The 31-year-old has been riding and fixing bikes since he was 11. Seeing beautiful bikes off the road doesn't sit well with him. 

"It's sad," he said. "These bikes deserve to be on the road."

This spring, Rinken decided to start up a vintage bike education shop — Wrench N’ Ride — in a small garage next to his home on the corner of Seigel and Bogart streets. In just a few months, he has taught more than a dozen people how to fix up their old bikes and get them back motoring.

One of his students is Andy Alton, the owner of the formerly-chained-up bike across the street.

“He’s taught me so much, it’s incredible,” said Alton, an actor who had purchased the inoperable 1973 Honda CB350 for $600 earlier this year in hopes of fixing it up and taking it on a cross-country road trip to California.

“I can tell he really wants to see the bikes on the road.”

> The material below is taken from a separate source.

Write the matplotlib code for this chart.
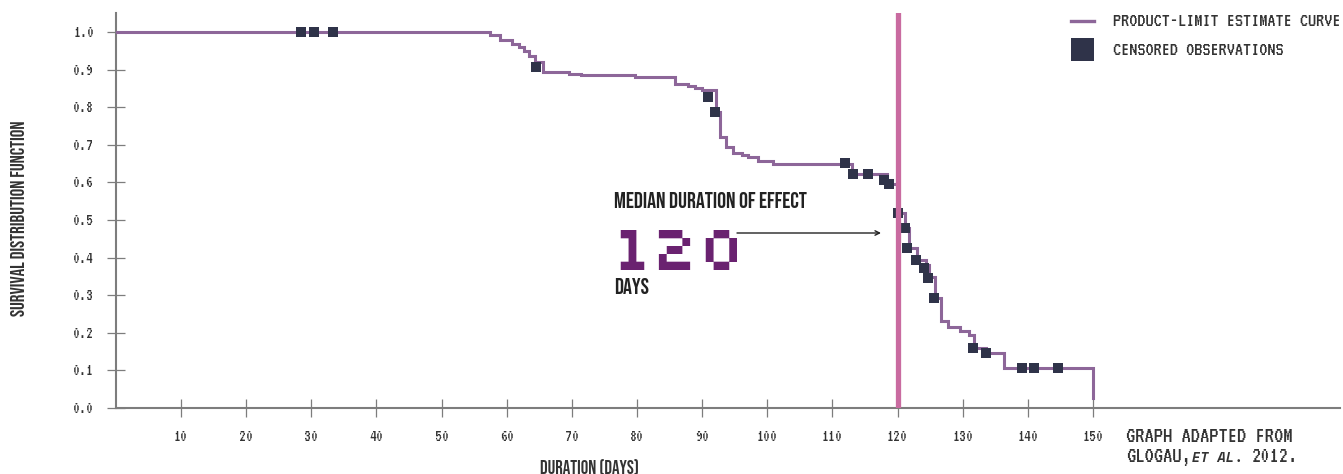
import matplotlib
matplotlib.use("Agg")
import matplotlib.pyplot as plt
from matplotlib.lines import Line2D
from matplotlib.patches import Rectangle

# ---- data ----
step_days = [0, 57.5, 58.9, 60.8, 61.9, 62.7, 63.4, 64.3, 65.5, 69.5, 71.4, 79.7,
             85.9, 87.9, 88.9, 89.9, 92.1, 92.8, 93.7, 94.8, 96.1, 97.1, 98.6,
             100.8, 113.0, 118.3, 119.1, 120.0, 121.1, 121.8, 123.0, 124.4,
             124.9, 125.7, 126.7, 127.8, 129.6, 130.9, 131.8, 133.5, 136.3, 150.0]
step_surv = [1.0, 0.992, 0.979, 0.970, 0.962, 0.950, 0.938, 0.922, 0.895, 0.889,
             0.886, 0.882, 0.861, 0.857, 0.852, 0.845, 0.789, 0.722, 0.695, 0.678,
             0.673, 0.669, 0.657, 0.650, 0.623, 0.607, 0.595, 0.518, 0.478, 0.425,
             0.393, 0.380, 0.349, 0.291, 0.232, 0.216, 0.204, 0.194, 0.158, 0.145,
             0.105, 0.025]

censor_days = [28.4, 30.4, 33.4, 64.5, 90.9, 91.9, 112.0, 113.2, 115.5, 117.9,
               118.7, 120.1, 121.2, 121.4, 122.8, 124.1, 124.7, 125.6, 131.6,
               133.5, 139.1, 141.0, 144.7]
censor_surv = [1.0, 1.0, 1.0, 0.908, 0.828, 0.789, 0.653, 0.623, 0.623, 0.607,
               0.595, 0.518, 0.478, 0.425, 0.393, 0.371, 0.345, 0.293, 0.158,
               0.145, 0.105, 0.105, 0.105]

median_day = 120
x_ticks = [10, 20, 30, 40, 50, 60, 70, 80, 90, 100, 110, 120, 130, 140, 150]
y_ticks = [0.0, 0.1, 0.2, 0.3, 0.4, 0.5, 0.6, 0.7, 0.8, 0.9, 1.0]

CURVE = "#8d6699"
CENS = "#2f3349"
PINK = "#c96ba0"
GRAY = "#7d7d7d"
TXT = "#333333"
PURPLE = "#6a2270"
COND = ["Bebas Neue", "DejaVu Sans"]
PIX = ["VT323", "DejaVu Sans Mono"]

W, H = 1343, 474
fig = plt.figure(figsize=(W / 100, H / 100), dpi=100)
x0, x1 = 115.9, 1340
y0, y1 = 407.7, 13.3
ax = fig.add_axes([x0 / W, 1 - y0 / H, (x1 - x0) / W, (y0 - y1) / H])
px_per_day = 6.514
px_per_unit = 375.4
ax.set_xlim(0, (x1 - x0) / px_per_day)
ax.set_ylim(0, (y0 - y1) / px_per_unit)

ax.plot(step_days, step_surv, drawstyle="steps-post", color=CURVE, lw=2.2,
        solid_joinstyle="miter", zorder=3)
ax.plot(censor_days, censor_surv, ls="none", marker="s", ms=7.4, color=CENS,
        markeredgewidth=0, zorder=4)
ax.axvline(median_day, color=PINK, lw=3.8, zorder=5)

for s in ["top", "right"]:
    ax.spines[s].set_visible(False)
for s in ["left", "bottom"]:
    ax.spines[s].set_color(GRAY)
    ax.spines[s].set_linewidth(1.5)

ax.set_xticks(x_ticks)
ax.set_yticks(y_ticks)
ax.set_yticklabels([f"{v:.1f}" for v in y_ticks])
ax.tick_params(direction="inout", length=13, width=0.9, color=GRAY,
               labelcolor=TXT, labelsize=12.5)
ax.tick_params(axis="y", pad=9)
ax.tick_params(axis="x", pad=10)
for lab in ax.get_xticklabels() + ax.get_yticklabels():
    lab.set_family(PIX)

fig.text(18 / W, 1 - 218 / H, "SURVIVAL DISTRIBUTION FUNCTION", rotation=90,
         ha="center", va="center", fontsize=13.8, color=TXT, family=COND)
fig.text(589 / W, 1 - 467 / H, "DURATION (DAYS)", ha="center", va="center",
         fontsize=13.5, color=TXT, family=COND)

# annotation
def dx(px):
    return (px - x0) / px_per_day

def dy(py):
    return (y0 - py) / px_per_unit

ax.text(dx(614), dy(208), "MEDIAN DURATION OF EFFECT", ha="left", va="baseline",
        fontsize=16, color="#222222", family=COND)
ax.text(dx(612), dy(270), "120", ha="left", va="baseline", fontsize=45,
        color=PURPLE, family=["Silkscreen", "DejaVu Sans Mono"])
ax.text(dx(614), dy(294), "DAYS", ha="left", va="baseline", fontsize=16,
        color="#222222", family=COND)
ax.annotate("", xy=(dx(881), dy(233)), xytext=(dx(737), dy(233)),
            arrowprops=dict(arrowstyle="->", color="#222222", lw=1.0,
                            shrinkA=0, shrinkB=0, mutation_scale=8))

# legend
fig.add_artist(Line2D([1071 / W, 1094 / W], [1 - 20.5 / H, 1 - 20.5 / H],
                      color=CURVE, lw=2.4, transform=fig.transFigure))
fig.add_artist(Rectangle((1071 / W, 1 - 61 / H), 23 / W, 23 / H, color=CENS,
                         transform=fig.transFigure, lw=0))
fig.text(1113 / W, 1 - 22 / H, "PRODUCT-LIMIT ESTIMATE CURVE", ha="left",
         va="center", fontsize=14.7, color=TXT, family=PIX)
fig.text(1113 / W, 1 - 51 / H, "CENSORED OBSERVATIONS", ha="left",
         va="center", fontsize=14.7, color=TXT, family=PIX)

# source
fig.text(1126 / W, 1 - 442 / H, "GRAPH ADAPTED FROM", ha="left", va="baseline",
         fontsize=16.7, color=TXT, family=PIX)
fig.text(1126 / W, 1 - 462 / H, "GLOGAU,", ha="left", va="baseline",
         fontsize=16.7, color=TXT, family=PIX)
fig.text(1192 / W, 1 - 462 / H, "ET AL.", ha="left", va="baseline",
         fontsize=10, color=TXT, family=["Space Mono", "DejaVu Sans Mono"],
         style="italic", fontweight="bold")
fig.text(1252 / W, 1 - 462 / H, "2012.", ha="left", va="baseline",
         fontsize=16.7, color=TXT, family=PIX)

fig.savefig("out.png", dpi=100)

Alton, 26, said he didn't get very far in the process before he met Rinken.

Now, the engine is working and he's fine-tuning it before taking the bike on the road, he said.

Rinken offers classes with flexible schedules, with prices ranging from $60 for a group intro class to $150 for a personal tutorial.

To try keeping classes affordable, he's trying to raise $7,000 through Kickstarter. He had raised $1,127 by Thursday.

As a child in Wisconsin, Rinken learned about motorcycles from his father, who worked much of his life as a mechanic. The two rode and fixed bikes together, and Rinken's dad found him his first motorcycle — a 1980 Kawasaki — when he was 18.

Despite an accident in which he credits his full face helmet with saving his life, Rinken couldn't keep away from motorcycles.

When he moved to New York in 2009 to attend Cardozo School of Law, he noticed there were a lot of discarded bikes around the city.

After graduating he turned to fixing, maintaining and selling them to help pay his bills. But Wrench N' Ride is intended to be more focused on providing education and building a community than on making a buck. 

Most of the work is done out in the open. While Rinken and one of his 15 students are fixing their bikes, people stop to look at the vintage motorcycles and ask about lessons or buying their own bike.

It allows people to meet neighbors and form friendships, he said.

Rinken only fixes motorcycles made before 1981, when they began to shift to computerized motors.

After just a few weeks with Rinken, Alton knows every part of the engine and is confident his skills will get him through that road trip — saying he now feels a special bond with the machine.

“People have cars that just get them from point A to point B,” he said. “This is more than that.”